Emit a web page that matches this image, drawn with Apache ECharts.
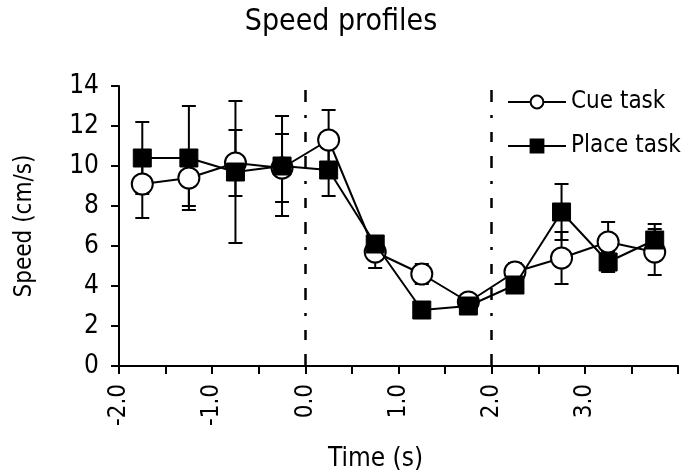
<!DOCTYPE html>
<html>
<head>
<meta charset="utf-8">
<script src="https://cdn.jsdelivr.net/npm/echarts@6/dist/echarts.min.js"></script>
<style>html,body{margin:0;padding:0;background:#fff}#c{width:682px;height:471px}</style>
</head>
<body>
<div id="c"></div>
<script>
// ---- data ----
var times = [-1.75, -1.25, -0.75, -0.25, 0.25, 0.75, 1.25, 1.75, 2.25, 2.75, 3.25, 3.75];
var cueSpeed = [9.1, 9.4, 10.15, 9.9, 11.3, 5.7, 4.6, 3.2, 4.7, 5.4, 6.2, 5.7];
var cueErr = [1.7, 1.4, 1.65, 1.7, 1.5, 0.8, 0.5, 0.3, 0.45, 1.3, 1.0, 1.15];
var placeSpeed = [10.4, 10.4, 9.7, 10.0, 9.8, 6.1, 2.8, 3.0, 4.05, 7.7, 5.2, 6.3];
var placeErr = [1.8, 2.6, 3.55, 2.5, 1.3, 0.4, 0.3, 0.3, 0.3, 1.4, 0.5, 0.8];
var eventTimes = [0, 2];
var seriesNames = ['Cue task', 'Place task'];

var FONT = '"DejaVu Sans Condensed", "DejaVu Sans", sans-serif';

function pairs(xs, ys) { return xs.map(function (x, i) { return [x, ys[i]]; }); }
function triples(xs, ys, es) { return xs.map(function (x, i) { return [x, ys[i], es[i]]; }); }

function errRender(params, api) {
  var x = api.value(0), y = api.value(1), e = api.value(2);
  var top = api.coord([x, y + e]);
  var bot = api.coord([x, y - e]);
  var hw = 7;
  var st = { stroke: '#000', lineWidth: 2 };
  return {
    type: 'group',
    children: [
      { type: 'line', shape: { x1: top[0], y1: top[1], x2: bot[0], y2: bot[1] }, style: st },
      { type: 'line', shape: { x1: top[0] - hw, y1: top[1], x2: top[0] + hw, y2: top[1] }, style: st },
      { type: 'line', shape: { x1: bot[0] - hw, y1: bot[1], x2: bot[0] + hw, y2: bot[1] }, style: st }
    ]
  };
}

var chart = echarts.init(document.getElementById('c'), null, { renderer: 'canvas' });
chart.setOption({
  animation: false,
  backgroundColor: '#fff',
  textStyle: { fontFamily: FONT, color: '#000' },
  title: {
    text: 'Speed profiles', left: 'center', top: 2,
    textStyle: { fontFamily: FONT, fontSize: 30, fontWeight: 'normal', color: '#000' }
  },
  legend: {
    orient: 'vertical', left: 502, top: 85,
    itemWidth: 58, itemHeight: 16, itemGap: 20,
    data: seriesNames,
    textStyle: { fontFamily: FONT, fontSize: 24, color: '#000' }
  },
  grid: { left: 119, right: 4, top: 86, bottom: 105, containLabel: false, outerBoundsMode: 'none' },
  xAxis: {
    type: 'value', min: -2, max: 4, interval: 0.5,
    name: 'Time (s)', nameLocation: 'middle', nameGap: 80,
    nameTextStyle: { fontFamily: FONT, fontSize: 26, color: '#000', padding: [0, 46, 0, 0] },
    axisLine: { onZero: false, lineStyle: { color: '#000', width: 2 } },
    axisTick: { show: true, length: 8, lineStyle: { color: '#000', width: 2 } },
    splitLine: { show: false },
    axisLabel: {
      rotate: 90, margin: 18, fontFamily: FONT, fontSize: 24, color: '#000',
      showMinLabel: true, showMaxLabel: true,
      formatter: function (v) { return (Math.abs(v - Math.round(v)) < 1e-9 && v < 4) ? v.toFixed(1) : ''; }
    }
  },
  yAxis: {
    type: 'value', min: 0, max: 14, interval: 2,
    name: 'Speed (cm/s)', nameLocation: 'middle', nameGap: 82,
    nameTextStyle: { fontFamily: FONT, fontSize: 24, color: '#000' },
    axisLine: { show: true, onZero: false, lineStyle: { color: '#000', width: 2 } },
    axisTick: { show: true, length: 8, lineStyle: { color: '#000', width: 2 } },
    splitLine: { show: false },
    axisLabel: { margin: 20, fontFamily: FONT, fontSize: 26, color: '#000' }
  },
  series: [
    {
      type: 'custom', name: 'cueErr', renderItem: errRender, z: 1, silent: true,
      data: triples(times, cueSpeed, cueErr)
    },
    {
      type: 'custom', name: 'placeErr', renderItem: errRender, z: 1, silent: true,
      data: triples(times, placeSpeed, placeErr)
    },
    {
      type: 'line', name: seriesNames[0], z: 2,
      data: pairs(times, cueSpeed),
      symbol: 'circle', symbolSize: 21, showAllSymbol: true,
      lineStyle: { color: '#000', width: 2 },
      itemStyle: { color: '#fff', borderColor: '#000', borderWidth: 2 },
      emphasis: { disabled: true },
      markLine: {
        silent: true, symbol: ['none', 'none'],
        label: { show: false },
        lineStyle: { color: '#000', width: 2.5, type: [12, 14, 10, 14, 3, 13] },
        data: eventTimes.map(function (t) { return { xAxis: t }; })
      }
    },
    {
      type: 'line', name: seriesNames[1], z: 3,
      data: pairs(times, placeSpeed),
      symbol: 'rect', symbolSize: 18, showAllSymbol: true,
      lineStyle: { color: '#000', width: 2 },
      itemStyle: { color: '#000', borderColor: '#000', borderWidth: 1 },
      emphasis: { disabled: true }
    }
  ]
});
</script>
</body>
</html>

■ **PROBLEM DETAILS**
Restate the data above exactly, stripping out each image.

■ **FULL OUTPUT**
Emit a web page that matches this image, drawn with Apache ECharts.
<!DOCTYPE html>
<html>
<head>
<meta charset="utf-8">
<script src="https://cdn.jsdelivr.net/npm/echarts@6/dist/echarts.min.js"></script>
<style>html,body{margin:0;padding:0;background:#fff}#c{width:682px;height:471px}</style>
</head>
<body>
<div id="c"></div>
<script>
// ---- data ----
var times = [-1.75, -1.25, -0.75, -0.25, 0.25, 0.75, 1.25, 1.75, 2.25, 2.75, 3.25, 3.75];
var cueSpeed = [9.1, 9.4, 10.15, 9.9, 11.3, 5.7, 4.6, 3.2, 4.7, 5.4, 6.2, 5.7];
var cueErr = [1.7, 1.4, 1.65, 1.7, 1.5, 0.8, 0.5, 0.3, 0.45, 1.3, 1.0, 1.15];
var placeSpeed = [10.4, 10.4, 9.7, 10.0, 9.8, 6.1, 2.8, 3.0, 4.05, 7.7, 5.2, 6.3];
var placeErr = [1.8, 2.6, 3.55, 2.5, 1.3, 0.4, 0.3, 0.3, 0.3, 1.4, 0.5, 0.8];
var eventTimes = [0, 2];
var seriesNames = ['Cue task', 'Place task'];

var FONT = '"DejaVu Sans Condensed", "DejaVu Sans", sans-serif';

function pairs(xs, ys) { return xs.map(function (x, i) { return [x, ys[i]]; }); }
function triples(xs, ys, es) { return xs.map(function (x, i) { return [x, ys[i], es[i]]; }); }

function errRender(params, api) {
  var x = api.value(0), y = api.value(1), e = api.value(2);
  var top = api.coord([x, y + e]);
  var bot = api.coord([x, y - e]);
  var hw = 7;
  var st = { stroke: '#000', lineWidth: 2 };
  return {
    type: 'group',
    children: [
      { type: 'line', shape: { x1: top[0], y1: top[1], x2: bot[0], y2: bot[1] }, style: st },
      { type: 'line', shape: { x1: top[0] - hw, y1: top[1], x2: top[0] + hw, y2: top[1] }, style: st },
      { type: 'line', shape: { x1: bot[0] - hw, y1: bot[1], x2: bot[0] + hw, y2: bot[1] }, style: st }
    ]
  };
}

var chart = echarts.init(document.getElementById('c'), null, { renderer: 'canvas' });
chart.setOption({
  animation: false,
  backgroundColor: '#fff',
  textStyle: { fontFamily: FONT, color: '#000' },
  title: {
    text: 'Speed profiles', left: 'center', top: 2,
    textStyle: { fontFamily: FONT, fontSize: 30, fontWeight: 'normal', color: '#000' }
  },
  legend: {
    orient: 'vertical', left: 502, top: 85,
    itemWidth: 58, itemHeight: 16, itemGap: 20,
    data: seriesNames,
    textStyle: { fontFamily: FONT, fontSize: 24, color: '#000' }
  },
  grid: { left: 119, right: 4, top: 86, bottom: 105, containLabel: false, outerBoundsMode: 'none' },
  xAxis: {
    type: 'value', min: -2, max: 4, interval: 0.5,
    name: 'Time (s)', nameLocation: 'middle', nameGap: 80,
    nameTextStyle: { fontFamily: FONT, fontSize: 26, color: '#000', padding: [0, 46, 0, 0] },
    axisLine: { onZero: false, lineStyle: { color: '#000', width: 2 } },
    axisTick: { show: true, length: 8, lineStyle: { color: '#000', width: 2 } },
    splitLine: { show: false },
    axisLabel: {
      rotate: 90, margin: 18, fontFamily: FONT, fontSize: 24, color: '#000',
      showMinLabel: true, showMaxLabel: true,
      formatter: function (v) { return (Math.abs(v - Math.round(v)) < 1e-9 && v < 4) ? v.toFixed(1) : ''; }
    }
  },
  yAxis: {
    type: 'value', min: 0, max: 14, interval: 2,
    name: 'Speed (cm/s)', nameLocation: 'middle', nameGap: 82,
    nameTextStyle: { fontFamily: FONT, fontSize: 24, color: '#000' },
    axisLine: { show: true, onZero: false, lineStyle: { color: '#000', width: 2 } },
    axisTick: { show: true, length: 8, lineStyle: { color: '#000', width: 2 } },
    splitLine: { show: false },
    axisLabel: { margin: 20, fontFamily: FONT, fontSize: 26, color: '#000' }
  },
  series: [
    {
      type: 'custom', name: 'cueErr', renderItem: errRender, z: 1, silent: true,
      data: triples(times, cueSpeed, cueErr)
    },
    {
      type: 'custom', name: 'placeErr', renderItem: errRender, z: 1, silent: true,
      data: triples(times, placeSpeed, placeErr)
    },
    {
      type: 'line', name: seriesNames[0], z: 2,
      data: pairs(times, cueSpeed),
      symbol: 'circle', symbolSize: 21, showAllSymbol: true,
      lineStyle: { color: '#000', width: 2 },
      itemStyle: { color: '#fff', borderColor: '#000', borderWidth: 2 },
      emphasis: { disabled: true },
      markLine: {
        silent: true, symbol: ['none', 'none'],
        label: { show: false },
        lineStyle: { color: '#000', width: 2.5, type: [12, 14, 10, 14, 3, 13] },
        data: eventTimes.map(function (t) { return { xAxis: t }; })
      }
    },
    {
      type: 'line', name: seriesNames[1], z: 3,
      data: pairs(times, placeSpeed),
      symbol: 'rect', symbolSize: 18, showAllSymbol: true,
      lineStyle: { color: '#000', width: 2 },
      itemStyle: { color: '#000', borderColor: '#000', borderWidth: 1 },
      emphasis: { disabled: true }
    }
  ]
});
</script>
</body>
</html>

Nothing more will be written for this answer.